Non-invasive electrical-measurement technologies were developed to help identify and potentially prevent a range of uterine function issues.

In-vivo electrophysiological measurements were performed to provide reference data for computational models and to validate non-invasive human techniques. These studies captured both surface and internal organ electrical activity, supported by scans describing the body surface, uterine anatomy, and internal contents.

The resulting datasets informed computational models designed to capture and predict uterine electrical and mechanical activation patterns.

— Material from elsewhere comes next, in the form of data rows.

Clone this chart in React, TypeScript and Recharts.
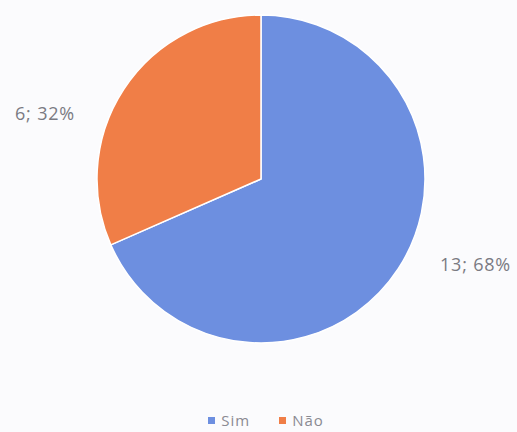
import React from "react";
import { PieChart, Pie, Cell, Legend } from "recharts";

const categories = ["Sim", "Não"];
const values = [13, 6];
const percents = ["68%", "32%"];
const colors = ["#6d8fe0", "#f07e47"];

const data = categories.map((name, i) => ({ name, value: values[i], pct: percents[i] }));

const RADIAN = Math.PI / 180;

const renderLabel = (props: any) => {
  const { cx, cy, midAngle, outerRadius, index } = props;
  const cos = Math.cos(-midAngle * RADIAN);
  const sin = Math.sin(-midAngle * RADIAN);
  const right = cos >= 0;
  const x = cx + (right ? outerRadius + 15 : -(outerRadius + 22));
  const y = cy + sin * outerRadius * (right ? 0.95 : 0.38) - (right ? 0 : 32);
  const d = data[index];
  return (
    <text
      x={x}
      y={y}
      textAnchor={right ? "start" : "end"}
      dominantBaseline="central"
      fill="#7a7a82"
      fontSize={18}
      letterSpacing={0.8}
      fontFamily="Open Sans, sans-serif"
    >
      {`${d.value}; ${d.pct}`}
    </text>
  );
};

const renderLegend = () => (
  <div
    style={{
      display: "flex",
      justifyContent: "center",
      gap: 29,
      fontFamily: "Open Sans, sans-serif",
      fontSize: 15,
      letterSpacing: 1,
      color: "#8a8a92",
      paddingLeft: 15,
    }}
  >
    {categories.map((c, i) => (
      <span key={c} style={{ display: "inline-flex", alignItems: "center" }}>
        <span style={{ display: "inline-block", width: 7, height: 7, background: colors[i], marginRight: 6 }} />
        {c}
      </span>
    ))}
  </div>
);

export default function App() {
  return (
    <div style={{ position: "absolute", left: 0, top: 0, width: 517, height: 432, background: "#fbfbfd" }}>
      <PieChart width={517} height={432} margin={{ top: 0, left: 0, right: 0, bottom: 0 }}>
        <Pie
          data={data}
          dataKey="value"
          nameKey="name"
          cx={261}
          cy={179}
          outerRadius={164}
          startAngle={90}
          endAngle={-270}
          stroke="#ffffff"
          strokeWidth={1.5}
          label={renderLabel}
          labelLine={false}
          isAnimationActive={false}
        >
          {data.map((d, i) => (
            <Cell key={d.name} fill={colors[i]} />
          ))}
        </Pie>
        <Legend
          content={renderLegend}
          layout="horizontal"
          align="center"
          verticalAlign="bottom"
          wrapperStyle={{ top: 410, left: 0, width: 517 }}
        />
      </PieChart>
    </div>
  );
}
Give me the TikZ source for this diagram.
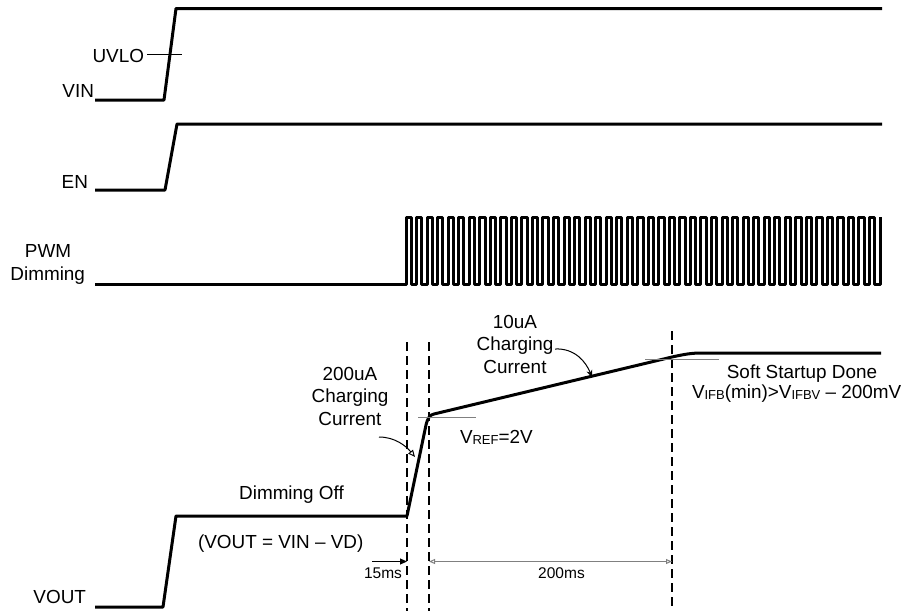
\documentclass[tikz,border=0pt]{standalone}
\usepackage{fontspec}
\setmainfont{Liberation Sans}
\usetikzlibrary{arrows.meta}
\newcommand{\mysub}[1]{\raisebox{-1.5pt}{\fontsize{13}{13}\selectfont #1}}
\begin{document}
\begin{tikzpicture}[x=1pt,y=-1pt,
  sig/.style={line width=3pt, line join=round},
  dashv/.style={line width=2.5pt, dash pattern=on 9pt off 5pt},
  tick/.style={line width=1pt, gray},
  lbl/.style={font=\fontsize{18.9}{22.5}\selectfont, inner sep=0pt, outer sep=0pt},
  small/.style={font=\fontsize{15.5}{18}\selectfont, inner sep=0pt, outer sep=0pt},
  callout/.style={line width=1pt, -{Triangle[open,length=7pt,width=6pt]}},
  dimline/.style={line width=1pt}
]
\useasboundingbox (0,0) rectangle (906,611);

% VIN
\draw[sig] (95,100) -- (164,100) -- (176,8.5) -- (882,8.5);
\draw[line width=1pt] (147,54) -- (182,54);
\node[lbl, anchor=base east] (uvlo) at (144,62) {UVLO};
\node[lbl, anchor=base east] (vin) at (94,97) {VIN};

% EN
\draw[sig] (95,190) -- (165,190) -- (177,124) -- (882,124);
\node[lbl, anchor=base east] (en) at (88,188) {EN};

% PWM
\draw[sig] (95,284) -- (406,284)
  \foreach \k in {1,...,45}{ -- ++(0,-67) -- ++(5.2667,0) -- ++(0,67) -- ++(5.2667,0)}
  -- ++(0,-67);
\node[lbl, anchor=base] (pwm) at (48,257.5) {PWM};
\node[lbl, anchor=base east] (dim) at (85,280) {Dimming};

% VOUT
\draw[sig] (95,607) -- (163,607) -- (176,516) -- (407,516) -- (426,425)
  .. controls (428,417) and (430,415) .. (434,414) -- (672,357)
  .. controls (690,353) and (695,353) .. (705,353) -- (881,353);
\node[lbl, anchor=base east] (vout) at (86,603) {VOUT};

% dashed markers
\draw[dashv] (407,342) -- (407,611);
\draw[dashv] (429,342) -- (429,611);
\draw[dashv] (672,331) -- (672,611);

% grey ticks
\draw[tick] (418,417) -- (476,417);
\draw[tick] (645,359) -- (719,359);

% labels
\node[lbl, anchor=base] (doff) at (291.5,499) {Dimming Off};
\node[lbl, anchor=base west] (eq) at (198,548) {(VOUT = VIN -- VD)};

\node[lbl, anchor=base] (a1) at (350,380) {200uA};
\node[lbl, anchor=base] (a2) at (350,402.5) {Charging};
\node[lbl, anchor=base] (a3) at (350,425) {Current};

\node[lbl, anchor=base] (b1) at (515,328) {10uA};
\node[lbl, anchor=base] (b2) at (515,350.5) {Charging};
\node[lbl, anchor=base] (b3) at (515,373) {Current};

\node[lbl, anchor=base west] (vref) at (460,443) {V\mysub{REF}=2V};

\node[lbl, anchor=base] (ss1) at (802,378) {Soft Startup Done};
\node[lbl, anchor=base west] (ss2) at (692,398) {V\mysub{IFB}(min)>V\mysub{IFBV} -- 200mV};

% callout arrows
\coordinate (t1) at (415,457);
\coordinate (s1) at (379,437);
\draw[callout] (s1) .. controls (395,437) and (406,446) .. (t1);
\coordinate (s2) at (555,349);
\coordinate (t2) at (592,377);
\draw[line width=1pt, -{Stealth[length=7pt,width=6pt]}] (s2) .. controls (575,348) and (586,362) .. (t2);

% dimension arrows
\coordinate (d0) at (372,561.5);
\coordinate (d1) at (407,561.5);
\coordinate (d2) at (429,561.5);
\coordinate (d3) at (672,561.5);
\draw[dimline, -{Triangle[length=7pt,width=6pt]}] (d0) -- (d1);
\draw[dimline, gray, {Triangle[open,length=6pt,width=5pt]}-{Triangle[open,length=6pt,width=5pt]}] (d2) -- (d3);
\node[small, anchor=base east] (t15) at (402,578) {15ms};
\node[small, anchor=base] (t200) at (561.5,578) {200ms};
\end{tikzpicture}
\end{document}
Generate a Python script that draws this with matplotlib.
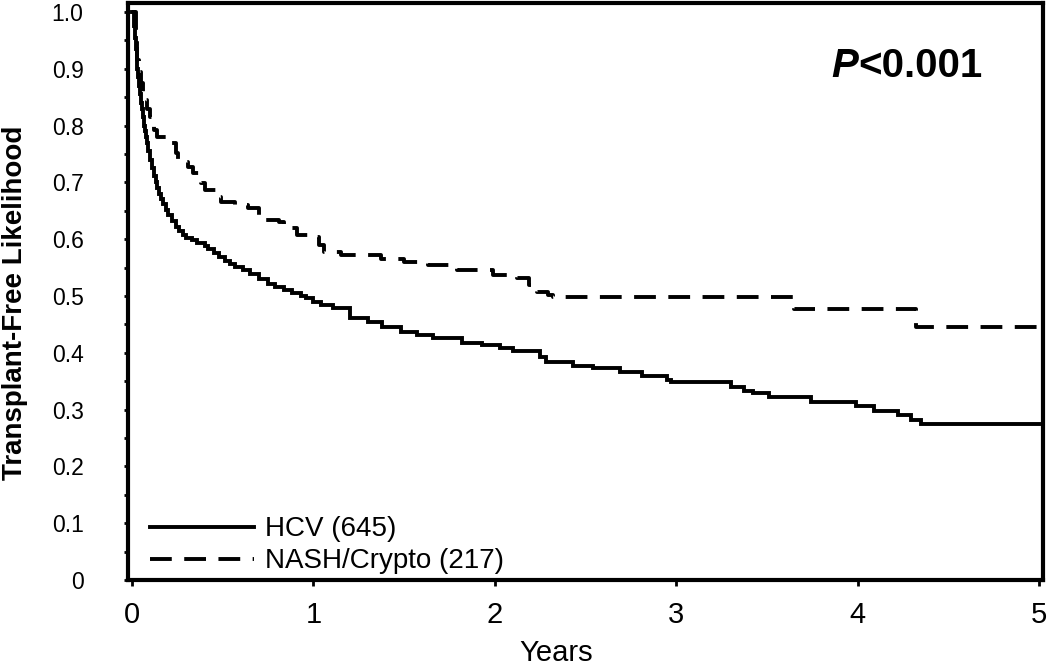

By integrating experimental, imaging, and computational data, the project built databases and modelling tools capable of rapidly representing the unique anatomy and electrical activity of individual patients. These resources enabled:

• Non-invasive surface scans of uterine electrical activity.
• Internal imaging to extend general anatomical scaffolds into personalised organ models.
• Computational simulations to predict individual uterine behaviour.
• Clinician-ready databases and interfaces for diagnostic and predictive workflows.

These developments aimed to allow clinicians and patients to track pregnancy-related issues and identify abnormalities using rapid, non-invasive methods.

At the cellular level, smooth-muscle cells (uSMCs) were a primary focus. The team developed a fast and accurate electrico-mechanical model of uSMC activity, released openly through the Physiome Repository.

Based on a publication in PLOS Computational Biology, a simplified uSMC model was also made available via the OpenCOR simulation environment, allowing researchers to simulate electrical input and response dynamics in uterine tissue.

Together, these models contributed to a growing framework for whole-organ simulations, linking fundamental cellular mechanisms with large-scale uterine behaviour and enabling prediction of potential physiological issues before they arise.